WRITTEN TASK: Write out the material exactly, with the pictures left out.

DATA EXCERPT:
◆ ◆ ◆ ◆
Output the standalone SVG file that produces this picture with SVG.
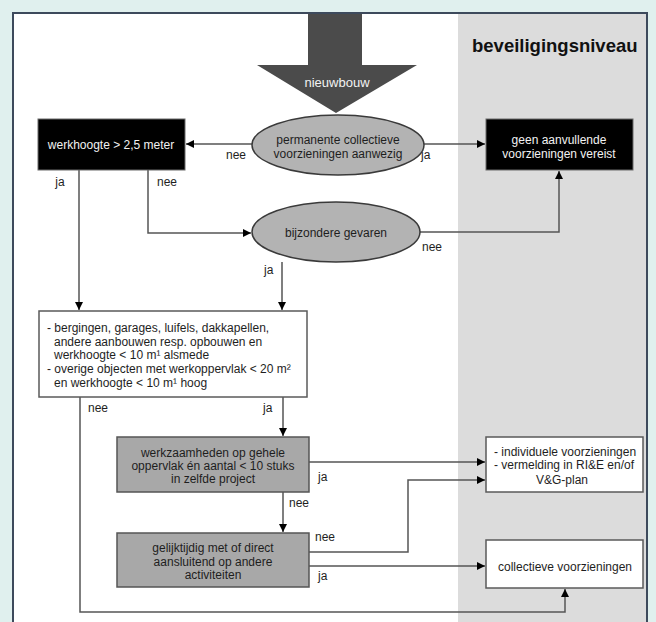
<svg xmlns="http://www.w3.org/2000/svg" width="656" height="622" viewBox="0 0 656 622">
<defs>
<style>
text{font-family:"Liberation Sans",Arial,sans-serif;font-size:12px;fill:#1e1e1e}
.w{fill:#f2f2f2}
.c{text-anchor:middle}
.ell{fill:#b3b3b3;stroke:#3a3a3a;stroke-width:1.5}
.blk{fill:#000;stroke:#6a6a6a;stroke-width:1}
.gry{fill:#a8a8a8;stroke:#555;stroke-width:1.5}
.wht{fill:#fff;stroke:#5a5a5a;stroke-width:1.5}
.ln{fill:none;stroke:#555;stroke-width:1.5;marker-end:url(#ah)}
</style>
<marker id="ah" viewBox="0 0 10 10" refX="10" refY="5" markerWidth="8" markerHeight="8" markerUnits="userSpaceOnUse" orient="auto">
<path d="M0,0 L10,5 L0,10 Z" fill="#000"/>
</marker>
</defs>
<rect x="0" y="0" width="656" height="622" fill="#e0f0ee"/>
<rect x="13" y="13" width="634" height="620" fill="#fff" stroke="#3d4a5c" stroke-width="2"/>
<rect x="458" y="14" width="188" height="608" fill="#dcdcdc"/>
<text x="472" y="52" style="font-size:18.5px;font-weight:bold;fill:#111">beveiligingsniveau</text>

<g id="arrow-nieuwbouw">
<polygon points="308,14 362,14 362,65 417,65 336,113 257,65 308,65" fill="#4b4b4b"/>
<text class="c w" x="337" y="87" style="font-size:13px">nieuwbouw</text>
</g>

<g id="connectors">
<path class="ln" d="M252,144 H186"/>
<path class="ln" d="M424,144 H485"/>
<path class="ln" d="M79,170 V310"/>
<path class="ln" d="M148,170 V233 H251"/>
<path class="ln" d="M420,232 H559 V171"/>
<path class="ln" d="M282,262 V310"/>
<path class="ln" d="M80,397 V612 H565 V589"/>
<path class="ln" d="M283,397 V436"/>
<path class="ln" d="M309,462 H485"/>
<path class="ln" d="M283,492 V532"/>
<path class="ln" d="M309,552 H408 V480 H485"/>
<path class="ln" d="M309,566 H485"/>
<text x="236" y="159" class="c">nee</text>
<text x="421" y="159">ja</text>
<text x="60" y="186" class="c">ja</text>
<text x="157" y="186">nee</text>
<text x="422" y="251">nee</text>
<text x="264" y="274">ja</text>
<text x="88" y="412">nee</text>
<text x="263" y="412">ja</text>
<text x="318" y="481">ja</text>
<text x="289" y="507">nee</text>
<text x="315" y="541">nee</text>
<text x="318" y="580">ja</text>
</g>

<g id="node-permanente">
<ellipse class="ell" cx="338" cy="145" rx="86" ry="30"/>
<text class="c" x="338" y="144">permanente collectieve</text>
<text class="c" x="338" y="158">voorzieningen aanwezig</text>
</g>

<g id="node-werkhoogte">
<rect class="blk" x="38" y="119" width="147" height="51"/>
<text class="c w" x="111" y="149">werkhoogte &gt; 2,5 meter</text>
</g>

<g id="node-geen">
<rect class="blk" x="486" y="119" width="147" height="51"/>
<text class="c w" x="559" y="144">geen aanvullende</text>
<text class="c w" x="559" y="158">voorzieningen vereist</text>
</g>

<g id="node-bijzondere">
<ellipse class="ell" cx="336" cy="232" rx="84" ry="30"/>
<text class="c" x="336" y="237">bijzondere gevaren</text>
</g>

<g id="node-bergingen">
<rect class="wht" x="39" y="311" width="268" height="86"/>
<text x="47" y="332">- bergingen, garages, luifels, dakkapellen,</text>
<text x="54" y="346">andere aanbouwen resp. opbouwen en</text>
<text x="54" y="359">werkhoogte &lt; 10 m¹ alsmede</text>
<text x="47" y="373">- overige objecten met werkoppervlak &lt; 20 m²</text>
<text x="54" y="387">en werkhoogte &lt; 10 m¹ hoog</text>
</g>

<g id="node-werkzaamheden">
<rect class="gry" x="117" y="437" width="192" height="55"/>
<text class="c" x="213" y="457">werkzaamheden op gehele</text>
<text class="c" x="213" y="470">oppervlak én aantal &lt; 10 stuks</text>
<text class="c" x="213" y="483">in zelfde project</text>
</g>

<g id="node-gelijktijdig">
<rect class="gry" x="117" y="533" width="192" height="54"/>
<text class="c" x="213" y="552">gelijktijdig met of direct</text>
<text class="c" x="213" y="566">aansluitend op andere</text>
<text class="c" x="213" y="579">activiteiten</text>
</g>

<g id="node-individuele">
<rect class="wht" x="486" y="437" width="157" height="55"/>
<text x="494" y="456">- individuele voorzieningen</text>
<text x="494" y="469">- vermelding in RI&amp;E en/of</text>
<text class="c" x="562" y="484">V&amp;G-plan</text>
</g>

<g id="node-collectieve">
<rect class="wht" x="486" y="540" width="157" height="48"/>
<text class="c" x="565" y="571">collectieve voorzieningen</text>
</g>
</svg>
◆ ◆ ◆ ◆
ANSWER FOR THIS EXERCISE:
Output the standalone SVG file that produces this picture with SVG.
<svg xmlns="http://www.w3.org/2000/svg" width="656" height="622" viewBox="0 0 656 622">
<defs>
<style>
text{font-family:"Liberation Sans",Arial,sans-serif;font-size:12px;fill:#1e1e1e}
.w{fill:#f2f2f2}
.c{text-anchor:middle}
.ell{fill:#b3b3b3;stroke:#3a3a3a;stroke-width:1.5}
.blk{fill:#000;stroke:#6a6a6a;stroke-width:1}
.gry{fill:#a8a8a8;stroke:#555;stroke-width:1.5}
.wht{fill:#fff;stroke:#5a5a5a;stroke-width:1.5}
.ln{fill:none;stroke:#555;stroke-width:1.5;marker-end:url(#ah)}
</style>
<marker id="ah" viewBox="0 0 10 10" refX="10" refY="5" markerWidth="8" markerHeight="8" markerUnits="userSpaceOnUse" orient="auto">
<path d="M0,0 L10,5 L0,10 Z" fill="#000"/>
</marker>
</defs>
<rect x="0" y="0" width="656" height="622" fill="#e0f0ee"/>
<rect x="13" y="13" width="634" height="620" fill="#fff" stroke="#3d4a5c" stroke-width="2"/>
<rect x="458" y="14" width="188" height="608" fill="#dcdcdc"/>
<text x="472" y="52" style="font-size:18.5px;font-weight:bold;fill:#111">beveiligingsniveau</text>

<g id="arrow-nieuwbouw">
<polygon points="308,14 362,14 362,65 417,65 336,113 257,65 308,65" fill="#4b4b4b"/>
<text class="c w" x="337" y="87" style="font-size:13px">nieuwbouw</text>
</g>

<g id="connectors">
<path class="ln" d="M252,144 H186"/>
<path class="ln" d="M424,144 H485"/>
<path class="ln" d="M79,170 V310"/>
<path class="ln" d="M148,170 V233 H251"/>
<path class="ln" d="M420,232 H559 V171"/>
<path class="ln" d="M282,262 V310"/>
<path class="ln" d="M80,397 V612 H565 V589"/>
<path class="ln" d="M283,397 V436"/>
<path class="ln" d="M309,462 H485"/>
<path class="ln" d="M283,492 V532"/>
<path class="ln" d="M309,552 H408 V480 H485"/>
<path class="ln" d="M309,566 H485"/>
<text x="236" y="159" class="c">nee</text>
<text x="421" y="159">ja</text>
<text x="60" y="186" class="c">ja</text>
<text x="157" y="186">nee</text>
<text x="422" y="251">nee</text>
<text x="264" y="274">ja</text>
<text x="88" y="412">nee</text>
<text x="263" y="412">ja</text>
<text x="318" y="481">ja</text>
<text x="289" y="507">nee</text>
<text x="315" y="541">nee</text>
<text x="318" y="580">ja</text>
</g>

<g id="node-permanente">
<ellipse class="ell" cx="338" cy="145" rx="86" ry="30"/>
<text class="c" x="338" y="144">permanente collectieve</text>
<text class="c" x="338" y="158">voorzieningen aanwezig</text>
</g>

<g id="node-werkhoogte">
<rect class="blk" x="38" y="119" width="147" height="51"/>
<text class="c w" x="111" y="149">werkhoogte &gt; 2,5 meter</text>
</g>

<g id="node-geen">
<rect class="blk" x="486" y="119" width="147" height="51"/>
<text class="c w" x="559" y="144">geen aanvullende</text>
<text class="c w" x="559" y="158">voorzieningen vereist</text>
</g>

<g id="node-bijzondere">
<ellipse class="ell" cx="336" cy="232" rx="84" ry="30"/>
<text class="c" x="336" y="237">bijzondere gevaren</text>
</g>

<g id="node-bergingen">
<rect class="wht" x="39" y="311" width="268" height="86"/>
<text x="47" y="332">- bergingen, garages, luifels, dakkapellen,</text>
<text x="54" y="346">andere aanbouwen resp. opbouwen en</text>
<text x="54" y="359">werkhoogte &lt; 10 m¹ alsmede</text>
<text x="47" y="373">- overige objecten met werkoppervlak &lt; 20 m²</text>
<text x="54" y="387">en werkhoogte &lt; 10 m¹ hoog</text>
</g>

<g id="node-werkzaamheden">
<rect class="gry" x="117" y="437" width="192" height="55"/>
<text class="c" x="213" y="457">werkzaamheden op gehele</text>
<text class="c" x="213" y="470">oppervlak én aantal &lt; 10 stuks</text>
<text class="c" x="213" y="483">in zelfde project</text>
</g>

<g id="node-gelijktijdig">
<rect class="gry" x="117" y="533" width="192" height="54"/>
<text class="c" x="213" y="552">gelijktijdig met of direct</text>
<text class="c" x="213" y="566">aansluitend op andere</text>
<text class="c" x="213" y="579">activiteiten</text>
</g>

<g id="node-individuele">
<rect class="wht" x="486" y="437" width="157" height="55"/>
<text x="494" y="456">- individuele voorzieningen</text>
<text x="494" y="469">- vermelding in RI&amp;E en/of</text>
<text class="c" x="562" y="484">V&amp;G-plan</text>
</g>

<g id="node-collectieve">
<rect class="wht" x="486" y="540" width="157" height="48"/>
<text class="c" x="565" y="571">collectieve voorzieningen</text>
</g>
</svg>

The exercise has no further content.